Yag-kosha vows one last ancient secret unknown to Yara, the sorcery of the Blood and the Jewel,
enlisting Conan as “the hand of Fate.” He begs Conan to first drive his sword into his breast, then take the altar gem, the Heart of the Elephant, to Yara. With a heavy heart, Conan drives his heavy Brythunian blade deep, saying “Fare you well, Yag-kosha! I never killed ... with so unwilling a thrust.” The blazing jewel turns the color of blood, and sure that Yag-kosha’s life had fled – or at least life as Conan understands it – Conan is dutifully off to fulfill the final wish of the sad creature.
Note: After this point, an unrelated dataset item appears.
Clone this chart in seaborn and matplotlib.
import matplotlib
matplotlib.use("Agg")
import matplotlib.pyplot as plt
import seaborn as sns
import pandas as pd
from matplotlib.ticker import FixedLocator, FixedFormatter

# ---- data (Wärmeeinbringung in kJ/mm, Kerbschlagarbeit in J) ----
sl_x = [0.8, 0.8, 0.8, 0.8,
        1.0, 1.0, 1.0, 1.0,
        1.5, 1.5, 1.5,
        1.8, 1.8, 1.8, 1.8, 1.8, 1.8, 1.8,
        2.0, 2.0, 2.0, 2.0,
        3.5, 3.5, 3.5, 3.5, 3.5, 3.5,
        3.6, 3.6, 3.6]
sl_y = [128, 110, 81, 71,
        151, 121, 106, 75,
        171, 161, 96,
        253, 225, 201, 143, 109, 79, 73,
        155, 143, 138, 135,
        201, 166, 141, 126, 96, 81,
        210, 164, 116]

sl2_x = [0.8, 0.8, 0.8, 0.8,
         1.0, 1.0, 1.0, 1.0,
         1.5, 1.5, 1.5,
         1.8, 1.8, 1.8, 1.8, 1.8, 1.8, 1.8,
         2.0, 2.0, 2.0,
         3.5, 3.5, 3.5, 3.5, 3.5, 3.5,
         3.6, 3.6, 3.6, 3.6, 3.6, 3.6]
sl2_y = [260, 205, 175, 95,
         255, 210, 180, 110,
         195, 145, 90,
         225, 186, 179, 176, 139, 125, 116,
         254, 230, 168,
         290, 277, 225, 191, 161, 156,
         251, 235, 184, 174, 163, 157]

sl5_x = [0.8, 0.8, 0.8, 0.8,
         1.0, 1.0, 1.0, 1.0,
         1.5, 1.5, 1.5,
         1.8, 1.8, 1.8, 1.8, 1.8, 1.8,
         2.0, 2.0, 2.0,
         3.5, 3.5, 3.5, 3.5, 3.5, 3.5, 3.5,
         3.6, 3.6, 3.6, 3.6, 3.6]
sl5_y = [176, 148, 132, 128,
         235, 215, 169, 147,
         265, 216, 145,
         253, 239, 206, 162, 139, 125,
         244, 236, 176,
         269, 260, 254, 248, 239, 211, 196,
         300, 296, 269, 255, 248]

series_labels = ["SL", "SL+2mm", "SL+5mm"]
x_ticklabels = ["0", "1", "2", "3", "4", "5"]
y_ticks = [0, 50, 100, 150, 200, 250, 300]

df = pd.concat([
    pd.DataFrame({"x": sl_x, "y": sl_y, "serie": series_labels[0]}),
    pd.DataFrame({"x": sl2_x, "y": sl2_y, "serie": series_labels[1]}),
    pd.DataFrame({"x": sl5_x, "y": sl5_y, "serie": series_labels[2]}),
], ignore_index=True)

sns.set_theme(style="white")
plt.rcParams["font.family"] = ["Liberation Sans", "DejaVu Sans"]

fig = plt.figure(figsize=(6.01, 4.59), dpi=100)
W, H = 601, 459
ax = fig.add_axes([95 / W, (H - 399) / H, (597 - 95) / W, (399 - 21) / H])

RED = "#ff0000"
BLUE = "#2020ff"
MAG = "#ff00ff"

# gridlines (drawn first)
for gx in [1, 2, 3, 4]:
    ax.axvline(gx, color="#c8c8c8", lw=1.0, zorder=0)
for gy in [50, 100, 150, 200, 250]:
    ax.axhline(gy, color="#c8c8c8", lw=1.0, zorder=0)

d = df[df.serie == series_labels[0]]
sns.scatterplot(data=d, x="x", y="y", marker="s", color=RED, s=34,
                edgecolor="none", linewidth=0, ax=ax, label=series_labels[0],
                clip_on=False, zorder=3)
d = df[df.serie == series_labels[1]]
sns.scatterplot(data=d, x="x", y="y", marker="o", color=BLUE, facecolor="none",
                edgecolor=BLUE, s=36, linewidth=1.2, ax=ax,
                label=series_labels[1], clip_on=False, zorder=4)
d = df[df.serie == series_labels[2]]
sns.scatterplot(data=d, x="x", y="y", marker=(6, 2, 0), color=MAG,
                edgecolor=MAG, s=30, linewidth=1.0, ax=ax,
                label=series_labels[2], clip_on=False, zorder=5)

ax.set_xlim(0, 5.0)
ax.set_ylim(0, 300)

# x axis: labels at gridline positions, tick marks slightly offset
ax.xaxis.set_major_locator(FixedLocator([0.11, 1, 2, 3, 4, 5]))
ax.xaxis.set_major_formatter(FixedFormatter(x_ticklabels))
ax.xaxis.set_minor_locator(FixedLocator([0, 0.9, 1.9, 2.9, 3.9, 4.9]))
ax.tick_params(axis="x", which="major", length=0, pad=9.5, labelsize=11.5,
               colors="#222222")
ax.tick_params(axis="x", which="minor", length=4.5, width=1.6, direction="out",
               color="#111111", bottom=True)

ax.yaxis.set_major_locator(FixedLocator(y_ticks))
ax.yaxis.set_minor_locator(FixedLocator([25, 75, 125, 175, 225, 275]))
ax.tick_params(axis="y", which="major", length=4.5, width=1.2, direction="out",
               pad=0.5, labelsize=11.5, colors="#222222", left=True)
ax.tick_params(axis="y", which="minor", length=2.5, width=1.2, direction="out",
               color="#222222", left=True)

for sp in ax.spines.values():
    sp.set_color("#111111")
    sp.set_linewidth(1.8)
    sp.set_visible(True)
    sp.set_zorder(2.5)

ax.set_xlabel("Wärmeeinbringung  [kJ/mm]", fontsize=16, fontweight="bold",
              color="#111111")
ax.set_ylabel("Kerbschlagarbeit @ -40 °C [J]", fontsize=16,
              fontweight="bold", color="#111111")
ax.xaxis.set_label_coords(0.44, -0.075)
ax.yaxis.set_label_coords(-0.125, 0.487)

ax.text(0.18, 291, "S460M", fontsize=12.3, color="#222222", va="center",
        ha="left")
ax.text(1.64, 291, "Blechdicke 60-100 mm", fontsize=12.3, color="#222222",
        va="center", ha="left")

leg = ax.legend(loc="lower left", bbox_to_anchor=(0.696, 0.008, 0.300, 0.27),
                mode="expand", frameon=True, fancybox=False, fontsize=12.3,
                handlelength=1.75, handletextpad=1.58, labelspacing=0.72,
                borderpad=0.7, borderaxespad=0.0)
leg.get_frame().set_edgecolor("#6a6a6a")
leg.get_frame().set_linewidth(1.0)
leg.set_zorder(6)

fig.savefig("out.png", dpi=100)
Ultimately Howard’s “Tower” climaxes in a dream-like, alchemical finale that blends pathos, empathy, epiphany, retribution, and redintegration with a surrealism that is truly worthy of the description “Weird Tale” in every sense of the term.
Conan pushes into the jet-black chamber where Yara sits wrapped in lotus-dreams of evil. “Yara! Awaken!” Conan barks, and the devilish high priest and sorcerer stands and hisses, “Dog! What do you here?” Conan lays the heart gem before Yara, saying, “Yag-kosha gives a last gift – and a last enchantment!” Yara grips the blazing globe, staring into its shadowed depths as if they would draw the shuddering soul from his body, while shrinking in stature. Some great magnetic force pulls the evil priest to the gem where he sinks into its very center as a man sinks into a vast sea. In the crimson heart of the jewel, Conan sees Yara and a morning-crowned and shining Yag-kosha, no longer maimed or blind but with wings to fly, feet to dance, eyes to see, and hands to break. Yara flees, on his heels the avenger, and as if from over a vast distance, Conan hears, “The life of man is not the life of Yag-kosha – nor is human death his death!”